* start RAW DATA *
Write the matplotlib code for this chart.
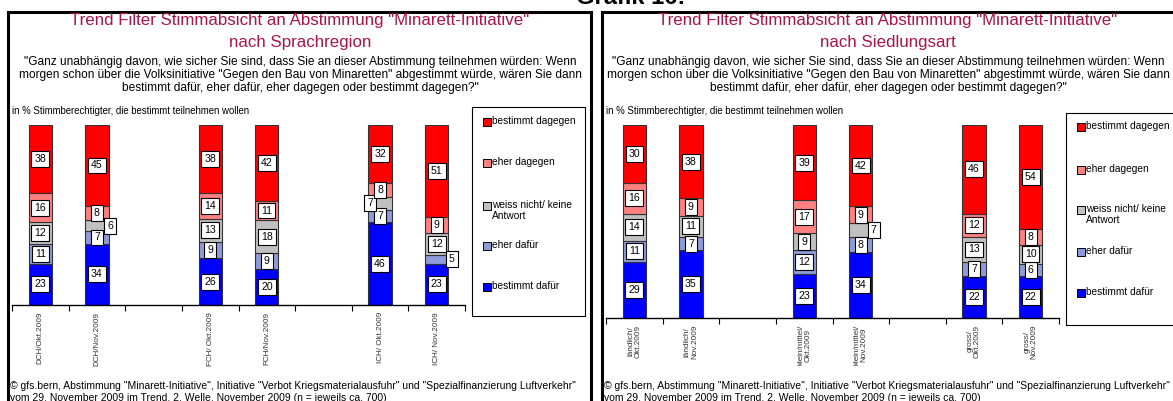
import matplotlib.pyplot as plt
from matplotlib.patches import Rectangle
import numpy as np

W, H = 1173, 401
plt.rcParams['font.family'] = ['Liberation Sans', 'DejaVu Sans']

serien = ["bestimmt dafür", "eher dafür", "weiss nicht/ keine\nAntwort", "eher dagegen", "bestimmt dagegen"]
farben = ["#0000FF", "#8E9BDB", "#C0C0C0", "#FF8080", "#FF0000"]

# nach Sprachregion
kat_sprache = ["DCH/Okt.2009", "DCH/Nov.2009", "FCH/ Okt.2009", "FCH/Nov.2009", "ICH/ Okt.2009", "ICH/ Nov.2009"]
dafuer_sprache = [23, 34, 26, 20, 46, 23]
eher_dafuer_sprache = [11, 7, 9, 9, 7, 5]
weissnicht_sprache = [12, 6, 13, 18, 7, 12]
eher_dagegen_sprache = [16, 8, 14, 11, 8, 9]
dagegen_sprache = [38, 45, 38, 42, 32, 51]

# nach Siedlungsart
kat_siedlung = ["ländlich/\nOkt.2009", "ländlich/\nNov.2009", "klein/mittel/\nOkt.2009",
                "klein/mittel/\nNov.2009", "gross/\nOkt.2009", "gross/\nNov.2009"]
dafuer_siedlung = [29, 35, 23, 34, 22, 22]
eher_dafuer_siedlung = [11, 7, 12, 8, 7, 6]
weissnicht_siedlung = [14, 11, 9, 7, 13, 10]
eher_dagegen_siedlung = [16, 9, 17, 9, 12, 8]
dagegen_siedlung = [30, 38, 39, 42, 46, 54]

titel_rot = "#AA1446"
frage = ('"Ganz unabhängig davon, wie sicher Sie sind, dass Sie an dieser Abstimmung teilnehmen würden: Wenn\n'
         'morgen schon über die Volksinitiative "Gegen den Bau von Minaretten" abgestimmt würde, wären Sie dann\n'
         'bestimmt dafür, eher dafür, eher dagegen oder bestimmt dagegen?"')
quelle = ('© gfs.bern, Abstimmung "Minarett-Initiative", Initiative "Verbot Kriegsmaterialausfuhr" und '
          '"Spezialfinanzierung Luftverkehr"\nvom 29. November 2009 im Trend, 2. Welle, November 2009 (n = jeweils ca. 700)')

fig = plt.figure(figsize=(W / 100, H / 100), dpi=100)


def fx(px):
    return px / W


def fy(py):
    return 1 - py / H


fig.text(fx(631), fy(4), "Grafik 16:", ha='center', va='baseline', fontsize=17, fontweight='bold')


def panel(x0, mitte, unterzeile, kategorien, daten, achse_unten, leg_y, leg_box, verschiebung):
    # Rahmen
    fig.patches.append(Rectangle((fx(x0), fy(430)), fx(583), fy(12) - fy(430), transform=fig.transFigure,
                                 fill=False, edgecolor='black', lw=2.2))
    fig.text(fx(mitte), fy(21), 'Trend Filter Stimmabsicht an Abstimmung "Minarett-Initiative"',
             ha='center', va='center', fontsize=12.2, color=titel_rot)
    fig.text(fx(mitte), fy(43), unterzeile, ha='center', va='center', fontsize=12.2, color=titel_rot)
    fig.text(fx(mitte), fy(75), frage, ha='center', va='center', fontsize=8.6, linespacing=1.12)
    fig.text(fx(x0 + 4), fy(111), "in % Stimmberechtigter, die bestimmt teilnehmen wollen",
             ha='left', va='center', fontsize=6.9)
    fig.text(fx(x0 + 2), fy(381), quelle, ha='left', va='top', fontsize=7.5, linespacing=1.25)

    ax = fig.add_axes([fx(x0 + 4), fy(achse_unten), fx(453), (achse_unten - 125) / H])
    x = np.array([i + i // 2 for i in range(len(kategorien))])
    unten = np.zeros(len(kategorien))
    for s, werte in enumerate(daten):
        werte = np.array(werte, dtype=float)
        ax.bar(x, werte, 0.41, bottom=unten, color=farben[s], edgecolor='#333333', lw=0.8, zorder=2)
        for i, v in enumerate(werte):
            dx = verschiebung.get((i, s), 0) / 56.6
            ax.text(x[i] + dx, unten[i] + v / 2, f"{int(v)}", ha='center', va='center', fontsize=7.6, zorder=3,
                    bbox=dict(boxstyle='square,pad=0.28', fc='white', ec='black', lw=0.8))
        unten += werte
    ax.set_xlim(-0.5, 7.5)
    ax.set_ylim(0, 100)
    for sp in ['top', 'left', 'right']:
        ax.spines[sp].set_visible(False)
    ax.spines['bottom'].set_linewidth(1.0)
    ax.set_yticks([])
    ax.set_xticks(x)
    ax.set_xticklabels(kategorien, rotation=90, fontsize=5.9, color='#333333', va='top', linespacing=1.0)
    ax.tick_params(axis='x', which='major', length=0, pad=5)
    ax.set_xticks(np.arange(-0.5, 8.0, 1.0), minor=True)
    ax.tick_params(axis='x', which='minor', length=4, width=0.8)
    ax.patch.set_alpha(0)

    # Legende
    lx0, ly0, lx1, ly1 = leg_box
    fig.patches.append(Rectangle((fx(lx0), fy(ly1)), fx(lx1 - lx0), fy(ly0) - fy(ly1), transform=fig.transFigure,
                                 fill=False, edgecolor='black', lw=0.8))
    for k, s in enumerate(range(len(serien) - 1, -1, -1)):
        yy = leg_y[k]
        fig.patches.append(Rectangle((fx(lx0 + 11), fy(yy + 4)), fx(8), 8 / H, transform=fig.transFigure,
                                     facecolor=farben[s], edgecolor='black', lw=0.7))
        fig.text(fx(lx0 + 20), fy(yy - 6), serien[s], ha='left', va='top', fontsize=7.3, linespacing=1.15)


panel(8, 300, "nach Sprachregion", kat_sprache,
      [dafuer_sprache, eher_dafuer_sprache, weissnicht_sprache, eher_dagegen_sprache, dagegen_sprache],
      305, [122, 163, 206, 246, 287], (472, 107, 585, 316),
      {(1, 2): 13, (4, 2): -10, (5, 1): 15})
panel(602, 888, "nach Siedlungsart", kat_siedlung,
      [dafuer_siedlung, eher_dafuer_siedlung, weissnicht_siedlung, eher_dagegen_siedlung, dagegen_siedlung],
      318, [127, 170, 210, 252, 293], (1066, 113, 1180, 325),
      {(3, 2): 13})

fig.savefig("out.png", dpi=100)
* end RAW DATA *
- EXERCISE GOAL -
Write out again, exactly, the lines from the start of the listing up to the line containing "dagegen_siedlung = [30, 38, 39, 42, 46, 54]", with both ends and without pictures.

- FINAL RESULT -
Write the matplotlib code for this chart.
import matplotlib.pyplot as plt
from matplotlib.patches import Rectangle
import numpy as np

W, H = 1173, 401
plt.rcParams['font.family'] = ['Liberation Sans', 'DejaVu Sans']

serien = ["bestimmt dafür", "eher dafür", "weiss nicht/ keine\nAntwort", "eher dagegen", "bestimmt dagegen"]
farben = ["#0000FF", "#8E9BDB", "#C0C0C0", "#FF8080", "#FF0000"]

# nach Sprachregion
kat_sprache = ["DCH/Okt.2009", "DCH/Nov.2009", "FCH/ Okt.2009", "FCH/Nov.2009", "ICH/ Okt.2009", "ICH/ Nov.2009"]
dafuer_sprache = [23, 34, 26, 20, 46, 23]
eher_dafuer_sprache = [11, 7, 9, 9, 7, 5]
weissnicht_sprache = [12, 6, 13, 18, 7, 12]
eher_dagegen_sprache = [16, 8, 14, 11, 8, 9]
dagegen_sprache = [38, 45, 38, 42, 32, 51]

# nach Siedlungsart
kat_siedlung = ["ländlich/\nOkt.2009", "ländlich/\nNov.2009", "klein/mittel/\nOkt.2009",
                "klein/mittel/\nNov.2009", "gross/\nOkt.2009", "gross/\nNov.2009"]
dafuer_siedlung = [29, 35, 23, 34, 22, 22]
eher_dafuer_siedlung = [11, 7, 12, 8, 7, 6]
weissnicht_siedlung = [14, 11, 9, 7, 13, 10]
eher_dagegen_siedlung = [16, 9, 17, 9, 12, 8]
dagegen_siedlung = [30, 38, 39, 42, 46, 54]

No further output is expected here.